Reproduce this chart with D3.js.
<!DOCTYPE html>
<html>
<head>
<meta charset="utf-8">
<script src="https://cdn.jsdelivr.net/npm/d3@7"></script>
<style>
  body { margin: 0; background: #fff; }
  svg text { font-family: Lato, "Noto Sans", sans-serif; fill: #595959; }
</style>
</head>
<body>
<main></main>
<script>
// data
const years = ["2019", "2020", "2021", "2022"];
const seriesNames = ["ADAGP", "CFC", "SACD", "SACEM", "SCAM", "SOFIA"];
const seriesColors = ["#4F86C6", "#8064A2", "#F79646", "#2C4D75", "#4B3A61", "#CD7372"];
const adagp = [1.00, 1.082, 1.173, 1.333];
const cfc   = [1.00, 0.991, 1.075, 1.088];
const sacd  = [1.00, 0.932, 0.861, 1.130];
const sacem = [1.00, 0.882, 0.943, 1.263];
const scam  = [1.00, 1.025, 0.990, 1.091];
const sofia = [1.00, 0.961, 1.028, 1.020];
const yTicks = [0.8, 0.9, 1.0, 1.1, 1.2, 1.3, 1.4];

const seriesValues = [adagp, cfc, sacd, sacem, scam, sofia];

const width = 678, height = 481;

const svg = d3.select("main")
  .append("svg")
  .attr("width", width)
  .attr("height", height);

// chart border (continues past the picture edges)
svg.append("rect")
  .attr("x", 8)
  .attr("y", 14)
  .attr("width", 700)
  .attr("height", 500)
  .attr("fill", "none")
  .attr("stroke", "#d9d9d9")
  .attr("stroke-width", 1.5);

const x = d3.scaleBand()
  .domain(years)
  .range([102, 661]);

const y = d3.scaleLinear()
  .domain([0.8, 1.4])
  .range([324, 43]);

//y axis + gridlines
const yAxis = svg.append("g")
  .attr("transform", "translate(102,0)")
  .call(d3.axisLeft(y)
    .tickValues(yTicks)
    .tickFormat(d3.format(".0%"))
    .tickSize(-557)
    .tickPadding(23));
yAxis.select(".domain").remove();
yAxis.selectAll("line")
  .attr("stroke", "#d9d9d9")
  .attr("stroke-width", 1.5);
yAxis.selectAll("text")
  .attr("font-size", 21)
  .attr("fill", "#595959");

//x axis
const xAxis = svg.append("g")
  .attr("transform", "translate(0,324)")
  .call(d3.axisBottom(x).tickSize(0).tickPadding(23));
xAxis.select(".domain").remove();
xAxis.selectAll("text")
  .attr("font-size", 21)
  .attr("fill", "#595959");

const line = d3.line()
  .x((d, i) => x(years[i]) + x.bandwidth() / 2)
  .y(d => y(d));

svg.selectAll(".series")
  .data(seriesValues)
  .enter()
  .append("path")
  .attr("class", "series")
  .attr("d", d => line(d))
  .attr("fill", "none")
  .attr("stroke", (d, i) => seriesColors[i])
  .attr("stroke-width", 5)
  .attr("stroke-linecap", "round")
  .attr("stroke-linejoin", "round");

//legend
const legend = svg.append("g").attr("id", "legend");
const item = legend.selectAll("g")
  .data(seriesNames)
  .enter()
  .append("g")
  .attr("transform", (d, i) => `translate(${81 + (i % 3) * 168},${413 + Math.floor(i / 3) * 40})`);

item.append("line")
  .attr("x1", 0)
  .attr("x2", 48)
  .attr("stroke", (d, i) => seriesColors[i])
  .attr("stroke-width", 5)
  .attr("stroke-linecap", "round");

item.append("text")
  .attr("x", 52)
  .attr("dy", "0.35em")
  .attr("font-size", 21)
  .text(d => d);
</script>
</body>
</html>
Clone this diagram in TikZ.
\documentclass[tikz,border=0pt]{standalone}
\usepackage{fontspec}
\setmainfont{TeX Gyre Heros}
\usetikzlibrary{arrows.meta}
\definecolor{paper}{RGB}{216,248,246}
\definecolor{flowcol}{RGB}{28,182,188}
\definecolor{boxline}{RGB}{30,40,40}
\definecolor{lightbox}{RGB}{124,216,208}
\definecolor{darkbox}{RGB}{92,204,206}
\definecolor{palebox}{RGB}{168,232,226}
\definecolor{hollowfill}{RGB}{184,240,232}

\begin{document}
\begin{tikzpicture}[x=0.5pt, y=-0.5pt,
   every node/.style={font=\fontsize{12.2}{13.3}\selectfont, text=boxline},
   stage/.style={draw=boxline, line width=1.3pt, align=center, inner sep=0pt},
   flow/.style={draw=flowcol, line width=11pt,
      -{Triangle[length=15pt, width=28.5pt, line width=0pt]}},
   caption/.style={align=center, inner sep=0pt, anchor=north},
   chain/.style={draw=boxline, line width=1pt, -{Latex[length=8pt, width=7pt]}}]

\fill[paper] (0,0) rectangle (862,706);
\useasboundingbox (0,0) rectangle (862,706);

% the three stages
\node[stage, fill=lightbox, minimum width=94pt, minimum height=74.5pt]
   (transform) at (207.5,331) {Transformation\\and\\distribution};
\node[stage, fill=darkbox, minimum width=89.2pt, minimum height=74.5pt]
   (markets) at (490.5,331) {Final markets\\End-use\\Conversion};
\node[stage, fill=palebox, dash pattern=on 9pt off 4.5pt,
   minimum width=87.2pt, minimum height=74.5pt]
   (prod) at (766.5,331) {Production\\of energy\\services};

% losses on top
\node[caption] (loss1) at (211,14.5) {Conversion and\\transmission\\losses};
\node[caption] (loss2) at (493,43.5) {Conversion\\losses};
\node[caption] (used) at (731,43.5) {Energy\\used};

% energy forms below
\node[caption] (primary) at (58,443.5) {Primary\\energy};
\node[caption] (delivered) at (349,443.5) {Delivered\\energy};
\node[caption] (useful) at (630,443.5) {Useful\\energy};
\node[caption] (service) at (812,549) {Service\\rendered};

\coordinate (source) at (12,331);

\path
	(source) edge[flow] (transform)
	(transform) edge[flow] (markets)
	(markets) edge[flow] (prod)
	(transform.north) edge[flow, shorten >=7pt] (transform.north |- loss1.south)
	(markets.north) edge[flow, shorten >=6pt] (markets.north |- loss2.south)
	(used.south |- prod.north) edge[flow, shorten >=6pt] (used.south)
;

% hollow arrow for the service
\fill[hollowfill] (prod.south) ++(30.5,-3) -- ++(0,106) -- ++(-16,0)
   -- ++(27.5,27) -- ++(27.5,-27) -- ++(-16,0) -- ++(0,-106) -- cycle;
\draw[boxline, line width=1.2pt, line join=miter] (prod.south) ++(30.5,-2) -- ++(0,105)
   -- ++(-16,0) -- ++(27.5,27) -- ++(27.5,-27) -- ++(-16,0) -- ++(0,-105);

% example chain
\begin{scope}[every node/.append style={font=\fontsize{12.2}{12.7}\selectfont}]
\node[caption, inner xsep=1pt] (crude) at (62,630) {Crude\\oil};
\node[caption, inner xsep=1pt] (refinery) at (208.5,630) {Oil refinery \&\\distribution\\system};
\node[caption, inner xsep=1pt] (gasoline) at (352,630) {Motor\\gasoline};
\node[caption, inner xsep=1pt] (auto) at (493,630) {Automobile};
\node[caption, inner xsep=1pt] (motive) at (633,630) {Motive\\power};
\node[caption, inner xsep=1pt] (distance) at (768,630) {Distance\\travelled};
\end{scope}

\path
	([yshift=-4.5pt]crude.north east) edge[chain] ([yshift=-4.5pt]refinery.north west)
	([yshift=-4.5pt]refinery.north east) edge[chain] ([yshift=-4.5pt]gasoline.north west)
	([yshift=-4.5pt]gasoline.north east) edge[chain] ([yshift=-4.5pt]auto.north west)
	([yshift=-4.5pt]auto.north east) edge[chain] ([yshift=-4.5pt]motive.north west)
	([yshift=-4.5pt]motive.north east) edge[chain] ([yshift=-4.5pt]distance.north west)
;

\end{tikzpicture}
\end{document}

# # #

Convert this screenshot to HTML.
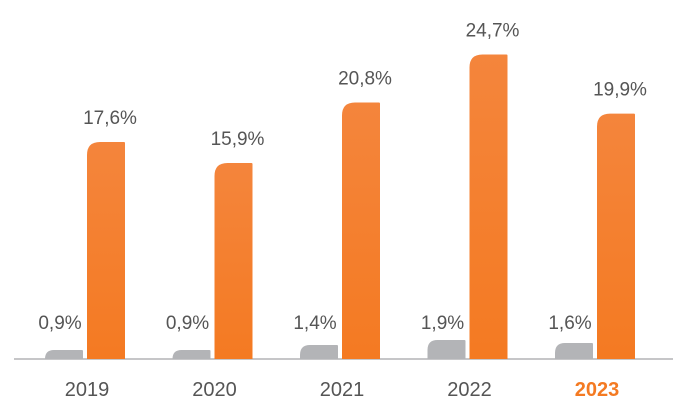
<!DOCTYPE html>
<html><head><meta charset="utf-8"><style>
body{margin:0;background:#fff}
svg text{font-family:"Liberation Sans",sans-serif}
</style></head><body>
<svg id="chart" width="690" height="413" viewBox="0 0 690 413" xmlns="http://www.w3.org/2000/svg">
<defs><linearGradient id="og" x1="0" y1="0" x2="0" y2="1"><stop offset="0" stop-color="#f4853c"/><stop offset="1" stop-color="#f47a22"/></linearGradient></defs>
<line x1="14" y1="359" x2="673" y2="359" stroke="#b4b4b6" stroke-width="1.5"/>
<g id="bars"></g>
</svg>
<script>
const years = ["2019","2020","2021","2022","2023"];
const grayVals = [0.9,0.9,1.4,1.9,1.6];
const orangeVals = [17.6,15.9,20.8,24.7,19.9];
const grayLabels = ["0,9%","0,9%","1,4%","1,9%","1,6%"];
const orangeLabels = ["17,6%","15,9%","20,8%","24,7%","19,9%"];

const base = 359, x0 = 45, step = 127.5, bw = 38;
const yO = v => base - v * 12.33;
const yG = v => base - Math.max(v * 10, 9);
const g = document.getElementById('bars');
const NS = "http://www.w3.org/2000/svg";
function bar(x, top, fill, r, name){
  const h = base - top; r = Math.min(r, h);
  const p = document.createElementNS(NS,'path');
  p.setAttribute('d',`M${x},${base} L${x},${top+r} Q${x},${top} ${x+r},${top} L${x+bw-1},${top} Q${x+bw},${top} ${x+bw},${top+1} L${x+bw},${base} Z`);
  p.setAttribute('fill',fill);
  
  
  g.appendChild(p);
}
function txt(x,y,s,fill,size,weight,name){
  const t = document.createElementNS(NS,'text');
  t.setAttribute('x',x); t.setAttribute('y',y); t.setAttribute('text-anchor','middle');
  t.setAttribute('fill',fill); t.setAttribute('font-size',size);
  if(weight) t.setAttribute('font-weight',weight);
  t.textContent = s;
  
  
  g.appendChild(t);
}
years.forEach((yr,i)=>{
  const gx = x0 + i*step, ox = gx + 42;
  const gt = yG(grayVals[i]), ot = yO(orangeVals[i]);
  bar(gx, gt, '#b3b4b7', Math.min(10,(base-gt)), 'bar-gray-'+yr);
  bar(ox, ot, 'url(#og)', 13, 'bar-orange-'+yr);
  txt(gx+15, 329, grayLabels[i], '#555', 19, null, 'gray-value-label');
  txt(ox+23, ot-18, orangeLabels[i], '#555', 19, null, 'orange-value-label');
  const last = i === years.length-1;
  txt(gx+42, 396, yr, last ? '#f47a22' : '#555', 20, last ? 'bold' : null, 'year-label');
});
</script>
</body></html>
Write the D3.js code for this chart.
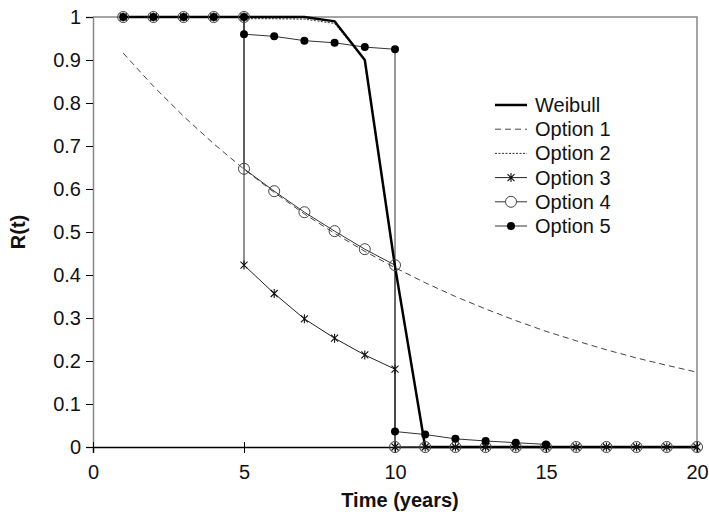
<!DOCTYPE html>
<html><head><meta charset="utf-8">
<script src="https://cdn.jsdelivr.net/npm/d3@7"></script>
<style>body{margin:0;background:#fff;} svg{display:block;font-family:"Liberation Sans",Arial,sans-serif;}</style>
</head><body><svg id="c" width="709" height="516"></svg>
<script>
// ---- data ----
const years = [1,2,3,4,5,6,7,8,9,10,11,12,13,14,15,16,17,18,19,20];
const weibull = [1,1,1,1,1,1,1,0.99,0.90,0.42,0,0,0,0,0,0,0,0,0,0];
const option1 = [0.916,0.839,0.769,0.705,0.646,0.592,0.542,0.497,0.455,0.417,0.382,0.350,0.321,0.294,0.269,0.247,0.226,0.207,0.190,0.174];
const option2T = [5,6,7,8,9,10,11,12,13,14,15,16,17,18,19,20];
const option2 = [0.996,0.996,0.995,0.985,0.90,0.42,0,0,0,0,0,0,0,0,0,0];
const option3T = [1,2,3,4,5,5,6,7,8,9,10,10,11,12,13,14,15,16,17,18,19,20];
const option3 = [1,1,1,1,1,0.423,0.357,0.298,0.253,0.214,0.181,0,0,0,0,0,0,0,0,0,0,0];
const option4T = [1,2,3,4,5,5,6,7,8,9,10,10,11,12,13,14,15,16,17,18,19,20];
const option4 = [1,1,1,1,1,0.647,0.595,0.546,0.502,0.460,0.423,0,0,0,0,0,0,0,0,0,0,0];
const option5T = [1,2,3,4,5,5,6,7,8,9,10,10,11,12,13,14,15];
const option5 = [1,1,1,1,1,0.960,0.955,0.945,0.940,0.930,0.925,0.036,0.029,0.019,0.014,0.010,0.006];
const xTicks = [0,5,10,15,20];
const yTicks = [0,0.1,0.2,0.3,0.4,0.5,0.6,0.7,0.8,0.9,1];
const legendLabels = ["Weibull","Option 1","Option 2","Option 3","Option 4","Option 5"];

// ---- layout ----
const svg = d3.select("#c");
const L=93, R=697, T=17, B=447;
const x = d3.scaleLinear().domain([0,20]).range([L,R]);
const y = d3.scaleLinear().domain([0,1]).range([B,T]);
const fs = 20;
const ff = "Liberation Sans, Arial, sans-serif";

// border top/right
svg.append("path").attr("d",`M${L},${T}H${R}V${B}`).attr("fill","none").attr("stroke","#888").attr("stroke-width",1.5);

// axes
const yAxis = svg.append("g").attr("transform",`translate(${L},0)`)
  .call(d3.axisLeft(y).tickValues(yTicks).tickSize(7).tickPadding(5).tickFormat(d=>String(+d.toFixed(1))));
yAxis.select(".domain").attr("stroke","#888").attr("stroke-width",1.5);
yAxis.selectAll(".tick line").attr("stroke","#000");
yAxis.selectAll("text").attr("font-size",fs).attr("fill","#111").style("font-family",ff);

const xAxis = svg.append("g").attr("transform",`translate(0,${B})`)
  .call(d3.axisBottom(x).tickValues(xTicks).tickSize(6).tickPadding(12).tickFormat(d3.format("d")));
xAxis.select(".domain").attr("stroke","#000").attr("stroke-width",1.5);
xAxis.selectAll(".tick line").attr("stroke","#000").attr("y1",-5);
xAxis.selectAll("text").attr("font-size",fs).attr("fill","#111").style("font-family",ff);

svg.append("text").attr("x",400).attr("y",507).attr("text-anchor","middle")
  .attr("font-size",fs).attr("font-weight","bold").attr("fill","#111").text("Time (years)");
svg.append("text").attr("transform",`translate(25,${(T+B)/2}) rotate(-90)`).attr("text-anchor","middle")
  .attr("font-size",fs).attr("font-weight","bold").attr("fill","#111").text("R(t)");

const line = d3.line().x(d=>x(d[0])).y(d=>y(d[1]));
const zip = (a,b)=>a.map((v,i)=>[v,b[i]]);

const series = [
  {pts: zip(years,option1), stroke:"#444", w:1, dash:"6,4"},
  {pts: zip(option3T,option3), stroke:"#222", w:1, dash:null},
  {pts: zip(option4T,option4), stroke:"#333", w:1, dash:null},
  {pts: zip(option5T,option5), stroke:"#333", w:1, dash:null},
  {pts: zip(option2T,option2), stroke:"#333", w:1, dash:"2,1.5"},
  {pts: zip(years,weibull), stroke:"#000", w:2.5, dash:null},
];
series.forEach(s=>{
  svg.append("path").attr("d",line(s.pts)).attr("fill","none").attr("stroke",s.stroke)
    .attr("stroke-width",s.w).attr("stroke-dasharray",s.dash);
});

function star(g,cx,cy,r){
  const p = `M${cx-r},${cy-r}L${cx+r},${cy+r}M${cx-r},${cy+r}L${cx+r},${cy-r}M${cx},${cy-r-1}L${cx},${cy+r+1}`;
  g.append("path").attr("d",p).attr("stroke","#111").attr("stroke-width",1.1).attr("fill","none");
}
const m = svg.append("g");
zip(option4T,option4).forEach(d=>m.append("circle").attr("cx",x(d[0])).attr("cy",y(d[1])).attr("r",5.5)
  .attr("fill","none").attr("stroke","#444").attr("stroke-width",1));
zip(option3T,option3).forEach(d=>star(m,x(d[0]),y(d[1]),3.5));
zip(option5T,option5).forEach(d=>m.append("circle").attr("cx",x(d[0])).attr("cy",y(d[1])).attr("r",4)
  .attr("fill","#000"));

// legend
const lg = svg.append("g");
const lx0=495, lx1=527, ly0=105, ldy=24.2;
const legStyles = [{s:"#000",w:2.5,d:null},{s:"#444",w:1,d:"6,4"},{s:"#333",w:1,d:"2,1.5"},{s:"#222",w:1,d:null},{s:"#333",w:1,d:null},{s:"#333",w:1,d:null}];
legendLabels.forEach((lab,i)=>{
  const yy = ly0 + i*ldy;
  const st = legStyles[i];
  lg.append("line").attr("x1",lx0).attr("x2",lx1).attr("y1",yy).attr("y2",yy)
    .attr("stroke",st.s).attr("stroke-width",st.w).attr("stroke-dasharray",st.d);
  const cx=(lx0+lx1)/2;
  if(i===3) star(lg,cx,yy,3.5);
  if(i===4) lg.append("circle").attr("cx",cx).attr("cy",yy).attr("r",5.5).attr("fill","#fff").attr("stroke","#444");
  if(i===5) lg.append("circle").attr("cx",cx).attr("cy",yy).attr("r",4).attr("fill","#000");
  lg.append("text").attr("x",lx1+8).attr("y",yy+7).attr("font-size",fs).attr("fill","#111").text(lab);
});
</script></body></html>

# # #

■ **Task requirements**: From the line containing "Convert this screenshot to HTML." through the line containing "p.setAttribute('fill',fill);", copy every line above exactly, without pictures.

■ **Exercise solution**:
Convert this screenshot to HTML.
<!DOCTYPE html>
<html><head><meta charset="utf-8"><style>
body{margin:0;background:#fff}
svg text{font-family:"Liberation Sans",sans-serif}
</style></head><body>
<svg id="chart" width="690" height="413" viewBox="0 0 690 413" xmlns="http://www.w3.org/2000/svg">
<defs><linearGradient id="og" x1="0" y1="0" x2="0" y2="1"><stop offset="0" stop-color="#f4853c"/><stop offset="1" stop-color="#f47a22"/></linearGradient></defs>
<line x1="14" y1="359" x2="673" y2="359" stroke="#b4b4b6" stroke-width="1.5"/>
<g id="bars"></g>
</svg>
<script>
const years = ["2019","2020","2021","2022","2023"];
const grayVals = [0.9,0.9,1.4,1.9,1.6];
const orangeVals = [17.6,15.9,20.8,24.7,19.9];
const grayLabels = ["0,9%","0,9%","1,4%","1,9%","1,6%"];
const orangeLabels = ["17,6%","15,9%","20,8%","24,7%","19,9%"];

const base = 359, x0 = 45, step = 127.5, bw = 38;
const yO = v => base - v * 12.33;
const yG = v => base - Math.max(v * 10, 9);
const g = document.getElementById('bars');
const NS = "http://www.w3.org/2000/svg";
function bar(x, top, fill, r, name){
  const h = base - top; r = Math.min(r, h);
  const p = document.createElementNS(NS,'path');
  p.setAttribute('d',`M${x},${base} L${x},${top+r} Q${x},${top} ${x+r},${top} L${x+bw-1},${top} Q${x+bw},${top} ${x+bw},${top+1} L${x+bw},${base} Z`);
  p.setAttribute('fill',fill);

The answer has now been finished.